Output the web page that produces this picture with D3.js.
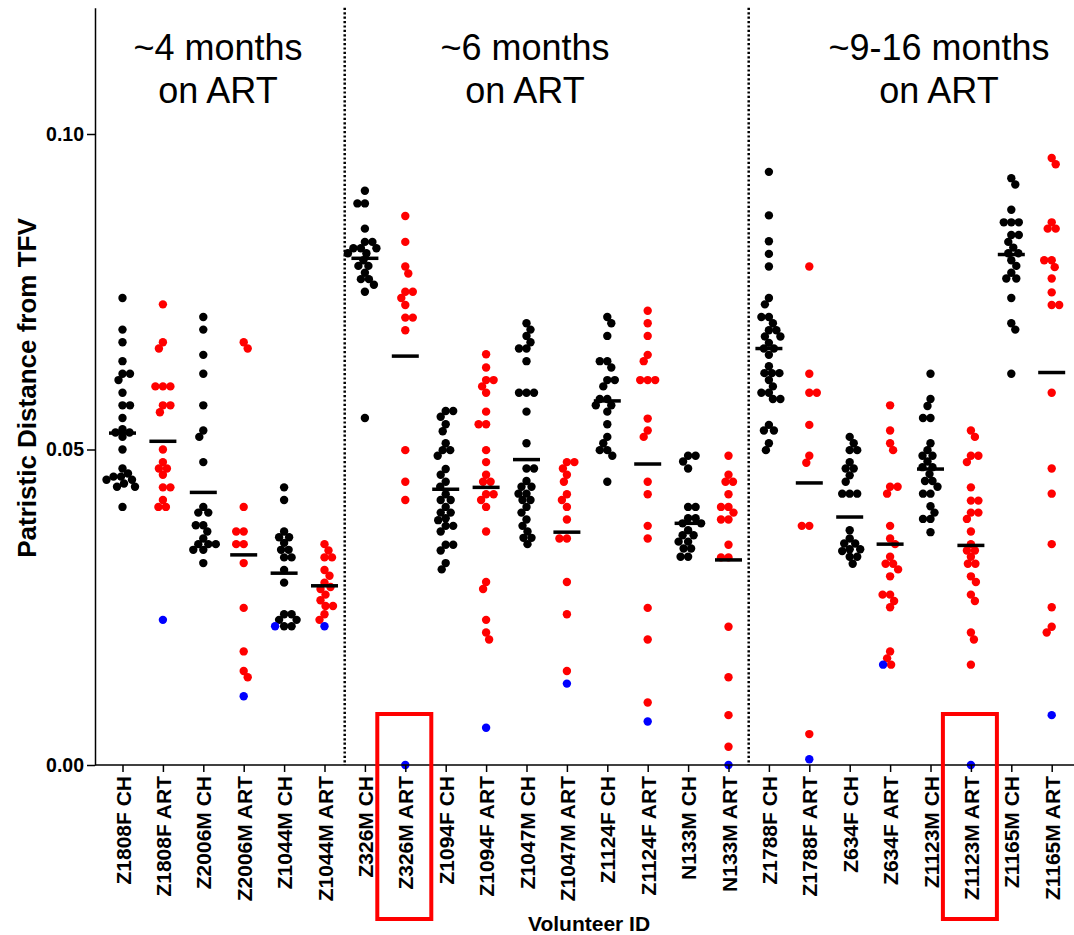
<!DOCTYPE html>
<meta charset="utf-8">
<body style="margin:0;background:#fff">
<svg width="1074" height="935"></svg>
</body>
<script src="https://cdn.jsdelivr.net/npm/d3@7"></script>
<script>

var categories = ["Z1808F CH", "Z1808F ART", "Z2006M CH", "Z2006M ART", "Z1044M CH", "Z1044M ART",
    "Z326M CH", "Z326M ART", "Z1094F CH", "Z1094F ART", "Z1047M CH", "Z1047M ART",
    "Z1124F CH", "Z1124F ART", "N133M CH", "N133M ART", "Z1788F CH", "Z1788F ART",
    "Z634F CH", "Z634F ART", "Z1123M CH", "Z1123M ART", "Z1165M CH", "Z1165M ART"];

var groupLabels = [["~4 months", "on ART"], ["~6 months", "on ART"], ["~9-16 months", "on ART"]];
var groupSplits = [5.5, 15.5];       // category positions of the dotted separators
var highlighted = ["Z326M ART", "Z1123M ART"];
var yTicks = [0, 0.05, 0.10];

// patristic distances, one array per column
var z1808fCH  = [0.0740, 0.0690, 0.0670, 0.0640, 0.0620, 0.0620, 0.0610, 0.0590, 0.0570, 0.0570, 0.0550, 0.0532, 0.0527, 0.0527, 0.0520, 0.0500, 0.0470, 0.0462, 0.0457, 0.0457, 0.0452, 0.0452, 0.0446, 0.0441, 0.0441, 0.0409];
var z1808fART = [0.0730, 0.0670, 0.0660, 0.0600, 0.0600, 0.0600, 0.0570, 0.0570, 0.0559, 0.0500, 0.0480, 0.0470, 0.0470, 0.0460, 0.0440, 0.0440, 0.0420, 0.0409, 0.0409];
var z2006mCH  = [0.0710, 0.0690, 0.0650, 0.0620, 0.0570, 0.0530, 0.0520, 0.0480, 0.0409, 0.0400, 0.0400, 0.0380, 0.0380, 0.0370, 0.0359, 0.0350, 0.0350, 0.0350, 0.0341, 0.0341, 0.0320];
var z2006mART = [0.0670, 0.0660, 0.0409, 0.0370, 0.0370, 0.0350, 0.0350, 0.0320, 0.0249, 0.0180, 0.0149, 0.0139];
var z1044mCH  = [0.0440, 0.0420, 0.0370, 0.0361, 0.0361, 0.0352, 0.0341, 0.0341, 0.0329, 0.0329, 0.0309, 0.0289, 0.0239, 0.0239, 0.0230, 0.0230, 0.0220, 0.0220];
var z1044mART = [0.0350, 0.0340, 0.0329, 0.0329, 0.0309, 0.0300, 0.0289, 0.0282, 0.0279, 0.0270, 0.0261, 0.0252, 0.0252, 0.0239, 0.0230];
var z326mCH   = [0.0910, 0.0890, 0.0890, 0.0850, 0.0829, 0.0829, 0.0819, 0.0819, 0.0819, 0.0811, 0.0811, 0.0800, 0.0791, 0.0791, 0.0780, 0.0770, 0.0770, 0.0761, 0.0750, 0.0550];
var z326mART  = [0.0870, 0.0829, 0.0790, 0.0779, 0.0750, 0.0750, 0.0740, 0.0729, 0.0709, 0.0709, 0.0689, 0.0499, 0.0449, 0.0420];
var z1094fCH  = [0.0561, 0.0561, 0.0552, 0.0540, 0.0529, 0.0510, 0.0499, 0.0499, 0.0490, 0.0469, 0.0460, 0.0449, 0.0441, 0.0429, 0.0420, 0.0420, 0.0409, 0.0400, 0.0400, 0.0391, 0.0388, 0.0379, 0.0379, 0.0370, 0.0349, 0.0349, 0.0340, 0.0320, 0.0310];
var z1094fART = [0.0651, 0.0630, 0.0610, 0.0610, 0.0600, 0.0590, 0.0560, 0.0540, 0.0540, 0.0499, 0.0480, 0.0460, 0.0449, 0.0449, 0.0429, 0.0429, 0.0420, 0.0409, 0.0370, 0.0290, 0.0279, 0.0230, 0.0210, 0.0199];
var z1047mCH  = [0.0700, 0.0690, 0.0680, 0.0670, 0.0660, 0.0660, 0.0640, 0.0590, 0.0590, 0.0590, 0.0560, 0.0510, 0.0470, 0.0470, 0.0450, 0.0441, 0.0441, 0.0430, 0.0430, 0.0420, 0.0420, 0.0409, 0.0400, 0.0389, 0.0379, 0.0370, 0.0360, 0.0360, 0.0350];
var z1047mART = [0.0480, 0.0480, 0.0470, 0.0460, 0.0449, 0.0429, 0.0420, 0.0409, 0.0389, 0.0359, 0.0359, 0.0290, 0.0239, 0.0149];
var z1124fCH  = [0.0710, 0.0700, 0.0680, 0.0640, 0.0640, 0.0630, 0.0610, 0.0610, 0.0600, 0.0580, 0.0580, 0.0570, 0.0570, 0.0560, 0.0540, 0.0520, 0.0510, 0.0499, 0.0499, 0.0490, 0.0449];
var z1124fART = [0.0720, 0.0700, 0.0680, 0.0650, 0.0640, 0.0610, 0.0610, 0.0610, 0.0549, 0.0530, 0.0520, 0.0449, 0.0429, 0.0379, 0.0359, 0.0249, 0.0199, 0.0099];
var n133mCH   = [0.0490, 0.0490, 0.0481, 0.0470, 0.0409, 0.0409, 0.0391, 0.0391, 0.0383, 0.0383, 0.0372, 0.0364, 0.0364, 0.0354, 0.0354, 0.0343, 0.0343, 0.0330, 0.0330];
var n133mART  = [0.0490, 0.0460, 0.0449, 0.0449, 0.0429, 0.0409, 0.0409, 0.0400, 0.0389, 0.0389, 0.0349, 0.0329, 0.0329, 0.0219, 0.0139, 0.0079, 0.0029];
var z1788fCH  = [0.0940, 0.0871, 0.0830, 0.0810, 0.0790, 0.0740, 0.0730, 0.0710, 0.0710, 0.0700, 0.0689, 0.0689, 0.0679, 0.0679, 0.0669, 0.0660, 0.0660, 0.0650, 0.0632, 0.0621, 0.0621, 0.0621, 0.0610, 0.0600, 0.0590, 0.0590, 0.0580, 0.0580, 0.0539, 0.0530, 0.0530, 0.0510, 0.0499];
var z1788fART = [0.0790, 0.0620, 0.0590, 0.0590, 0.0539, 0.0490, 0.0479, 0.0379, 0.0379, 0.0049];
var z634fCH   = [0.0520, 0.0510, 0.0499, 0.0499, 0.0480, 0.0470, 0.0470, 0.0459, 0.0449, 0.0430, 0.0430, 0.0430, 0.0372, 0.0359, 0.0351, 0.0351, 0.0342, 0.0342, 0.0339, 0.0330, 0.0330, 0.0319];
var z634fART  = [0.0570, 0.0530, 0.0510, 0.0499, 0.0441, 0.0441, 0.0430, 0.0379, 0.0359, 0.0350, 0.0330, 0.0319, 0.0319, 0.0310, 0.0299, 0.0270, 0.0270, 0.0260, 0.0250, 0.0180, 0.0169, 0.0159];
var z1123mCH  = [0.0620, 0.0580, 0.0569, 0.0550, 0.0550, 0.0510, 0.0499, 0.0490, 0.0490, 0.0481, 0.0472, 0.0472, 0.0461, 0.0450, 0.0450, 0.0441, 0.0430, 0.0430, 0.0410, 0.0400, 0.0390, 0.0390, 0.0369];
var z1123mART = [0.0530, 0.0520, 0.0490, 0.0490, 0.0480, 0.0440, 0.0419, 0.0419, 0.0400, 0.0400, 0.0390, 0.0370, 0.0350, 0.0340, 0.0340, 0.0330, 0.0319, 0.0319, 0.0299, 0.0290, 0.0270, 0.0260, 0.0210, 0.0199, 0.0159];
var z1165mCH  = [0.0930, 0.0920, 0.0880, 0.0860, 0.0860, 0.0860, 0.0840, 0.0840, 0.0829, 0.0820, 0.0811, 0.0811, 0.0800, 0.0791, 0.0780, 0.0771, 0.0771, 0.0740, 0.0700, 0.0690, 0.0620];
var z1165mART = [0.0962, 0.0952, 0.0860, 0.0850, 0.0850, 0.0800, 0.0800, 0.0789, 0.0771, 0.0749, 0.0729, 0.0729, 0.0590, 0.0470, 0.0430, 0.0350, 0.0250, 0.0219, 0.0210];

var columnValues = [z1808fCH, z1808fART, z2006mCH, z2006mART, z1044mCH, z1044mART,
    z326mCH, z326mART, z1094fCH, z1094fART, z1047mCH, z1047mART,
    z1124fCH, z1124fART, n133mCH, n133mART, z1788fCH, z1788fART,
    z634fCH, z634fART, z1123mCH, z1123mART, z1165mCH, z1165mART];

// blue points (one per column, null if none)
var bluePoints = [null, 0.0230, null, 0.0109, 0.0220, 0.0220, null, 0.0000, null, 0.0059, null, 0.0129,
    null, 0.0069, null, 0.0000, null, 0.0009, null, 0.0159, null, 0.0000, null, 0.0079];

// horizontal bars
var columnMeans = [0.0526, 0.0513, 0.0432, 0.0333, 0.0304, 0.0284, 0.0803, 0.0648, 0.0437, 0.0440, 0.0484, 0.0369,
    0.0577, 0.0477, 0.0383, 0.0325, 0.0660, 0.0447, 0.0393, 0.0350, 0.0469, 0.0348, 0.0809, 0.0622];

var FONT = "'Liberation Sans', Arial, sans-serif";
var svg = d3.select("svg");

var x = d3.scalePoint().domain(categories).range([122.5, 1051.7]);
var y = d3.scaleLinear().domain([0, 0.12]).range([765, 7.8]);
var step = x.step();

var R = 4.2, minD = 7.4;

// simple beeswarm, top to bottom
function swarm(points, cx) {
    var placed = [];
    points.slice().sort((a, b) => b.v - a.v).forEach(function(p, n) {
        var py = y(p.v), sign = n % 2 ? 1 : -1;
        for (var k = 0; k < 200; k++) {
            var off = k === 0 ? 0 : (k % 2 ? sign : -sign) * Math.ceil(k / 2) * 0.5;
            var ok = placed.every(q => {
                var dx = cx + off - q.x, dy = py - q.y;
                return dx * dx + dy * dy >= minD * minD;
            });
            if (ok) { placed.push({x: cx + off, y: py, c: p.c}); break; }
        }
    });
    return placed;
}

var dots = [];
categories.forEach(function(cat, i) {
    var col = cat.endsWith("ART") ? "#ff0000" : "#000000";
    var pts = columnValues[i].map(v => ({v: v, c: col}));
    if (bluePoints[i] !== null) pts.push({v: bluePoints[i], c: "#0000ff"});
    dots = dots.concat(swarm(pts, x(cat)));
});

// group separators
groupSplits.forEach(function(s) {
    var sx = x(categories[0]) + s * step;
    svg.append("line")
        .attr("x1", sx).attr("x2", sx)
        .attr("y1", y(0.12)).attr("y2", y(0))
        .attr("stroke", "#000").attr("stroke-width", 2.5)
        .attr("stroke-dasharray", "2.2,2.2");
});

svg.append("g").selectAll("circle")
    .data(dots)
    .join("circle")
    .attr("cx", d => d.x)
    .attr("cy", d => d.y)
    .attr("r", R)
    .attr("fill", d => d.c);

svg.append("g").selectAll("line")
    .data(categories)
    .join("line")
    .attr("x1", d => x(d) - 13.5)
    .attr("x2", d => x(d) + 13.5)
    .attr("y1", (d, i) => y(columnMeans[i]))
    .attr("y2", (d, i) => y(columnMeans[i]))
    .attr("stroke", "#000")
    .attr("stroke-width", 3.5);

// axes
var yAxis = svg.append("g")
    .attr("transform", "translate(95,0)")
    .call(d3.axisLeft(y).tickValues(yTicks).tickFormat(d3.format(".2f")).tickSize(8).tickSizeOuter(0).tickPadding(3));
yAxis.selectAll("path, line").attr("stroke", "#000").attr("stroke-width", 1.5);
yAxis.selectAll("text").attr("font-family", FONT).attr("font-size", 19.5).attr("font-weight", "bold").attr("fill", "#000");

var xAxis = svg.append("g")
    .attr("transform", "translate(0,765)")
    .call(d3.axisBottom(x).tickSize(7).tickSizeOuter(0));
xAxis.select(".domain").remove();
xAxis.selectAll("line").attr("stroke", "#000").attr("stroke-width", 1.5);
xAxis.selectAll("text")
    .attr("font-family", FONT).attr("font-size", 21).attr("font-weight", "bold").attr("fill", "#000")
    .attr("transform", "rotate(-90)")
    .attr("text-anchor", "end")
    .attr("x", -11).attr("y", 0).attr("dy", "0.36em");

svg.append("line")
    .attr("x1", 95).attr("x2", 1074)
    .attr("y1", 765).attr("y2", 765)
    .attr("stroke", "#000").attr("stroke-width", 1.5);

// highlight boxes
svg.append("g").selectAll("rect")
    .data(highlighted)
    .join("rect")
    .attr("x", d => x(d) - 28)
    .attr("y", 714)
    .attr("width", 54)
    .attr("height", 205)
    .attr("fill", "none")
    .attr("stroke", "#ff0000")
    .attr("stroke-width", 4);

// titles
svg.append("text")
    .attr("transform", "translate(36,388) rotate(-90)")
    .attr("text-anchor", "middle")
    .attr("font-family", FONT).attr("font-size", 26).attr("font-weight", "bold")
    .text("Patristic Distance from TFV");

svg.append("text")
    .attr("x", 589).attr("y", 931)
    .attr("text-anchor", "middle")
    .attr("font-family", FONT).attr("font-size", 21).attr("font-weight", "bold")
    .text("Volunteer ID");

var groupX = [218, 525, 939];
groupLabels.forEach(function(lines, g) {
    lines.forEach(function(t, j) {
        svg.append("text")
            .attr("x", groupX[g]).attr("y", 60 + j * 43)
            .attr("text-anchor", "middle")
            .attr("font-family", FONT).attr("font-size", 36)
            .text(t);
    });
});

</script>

### Written task
Return only the lines from the start of the data through the line that contains "var yTicks = [0, 0.05, 0.10];", please, copying them exactly and omitting all pictures.

### The completed task
Output the web page that produces this picture with D3.js.
<!DOCTYPE html>
<meta charset="utf-8">
<body style="margin:0;background:#fff">
<svg width="1074" height="935"></svg>
</body>
<script src="https://cdn.jsdelivr.net/npm/d3@7"></script>
<script>

var categories = ["Z1808F CH", "Z1808F ART", "Z2006M CH", "Z2006M ART", "Z1044M CH", "Z1044M ART",
    "Z326M CH", "Z326M ART", "Z1094F CH", "Z1094F ART", "Z1047M CH", "Z1047M ART",
    "Z1124F CH", "Z1124F ART", "N133M CH", "N133M ART", "Z1788F CH", "Z1788F ART",
    "Z634F CH", "Z634F ART", "Z1123M CH", "Z1123M ART", "Z1165M CH", "Z1165M ART"];

var groupLabels = [["~4 months", "on ART"], ["~6 months", "on ART"], ["~9-16 months", "on ART"]];
var groupSplits = [5.5, 15.5];       // category positions of the dotted separators
var highlighted = ["Z326M ART", "Z1123M ART"];
var yTicks = [0, 0.05, 0.10];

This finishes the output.